Author: Patel, Ronak Nishesh

Year: 2026

Degree: Dissertation (Ph.D.)

Advisor: Schneider, Tapio

Committee Members: Thompson, Andrew F.; Schneider, Tapio; Frankenberg, Christian; Yuter, Sandra E.

Option: Environmental Science and Engineering

DOI: 10.7907/pmnh-6875

Abstract

Extreme weather events are rare, but disproportionately important for societal and economic risk. Estimating their likelihood is therefore central to applications ranging from infrastructure design to financial risk management. This task is fundamentally constrained by limited data. Observational records are often too short to robustly characterize rare events, while the underlying climate system is changing in ways that can alter the behavior of extremes. At the same time, statistical approaches for estimating extreme event probabilities and physical studies of the processes that generate extremes are often developed separately, limiting our ability to interpret risk in a coherent framework. This thesis investigates how statistical limitations and physical climate processes jointly shape the estimation and interpretation of extreme events under limited data conditions. Using a combination of idealized climate model simulations, observational datasets, and statistical analysis, I examine both the reliability of extreme value estimates and the mechanisms that influence climate extremes, with a focus on extreme heat.

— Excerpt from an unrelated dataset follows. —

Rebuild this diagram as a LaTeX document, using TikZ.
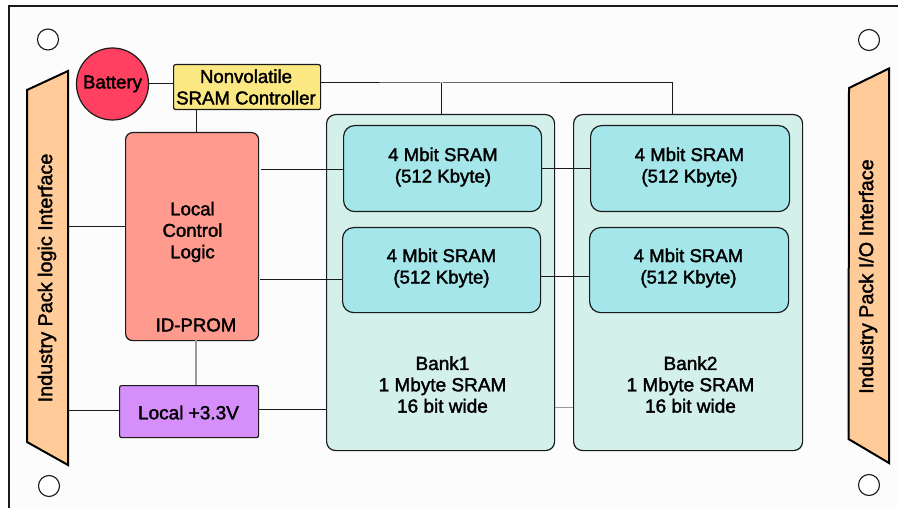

I show that short climate records can lead to systematic underestimation of rare event probabilities and large uncertainty in return level estimates. These results quantify how sample size and tail behavior constrain the reliability of statistical inference and provide guidance for identifying when available data are insufficient for robust estimation, including under climate change imposing unknown trends. I also demonstrate that observed changes in the frequency of extreme heat are, to first order, consistent with shifts in the underlying temperature distribution. A novel statistical method of isolating low-frequency variability from noisy climate data yields a simple and generalizable interpretation of observed temperature trends. Finally, I show that in regions with strong land–atmosphere coupling, such as the Central United States, soil moisture deficits and atmospheric circulation patterns can amplify extreme heat beyond what occurs on typical days. These nonlinear processes influence extreme events in a way that may be challenging to anticipate at long timescales in the future. These results highlight both the limits of statistical inference for rare events and the role of physical mechanisms in shaping extreme behavior. This dissertation provides practical and conceptual tools for interpreting and quantifying extremes under limited data in a changing climate.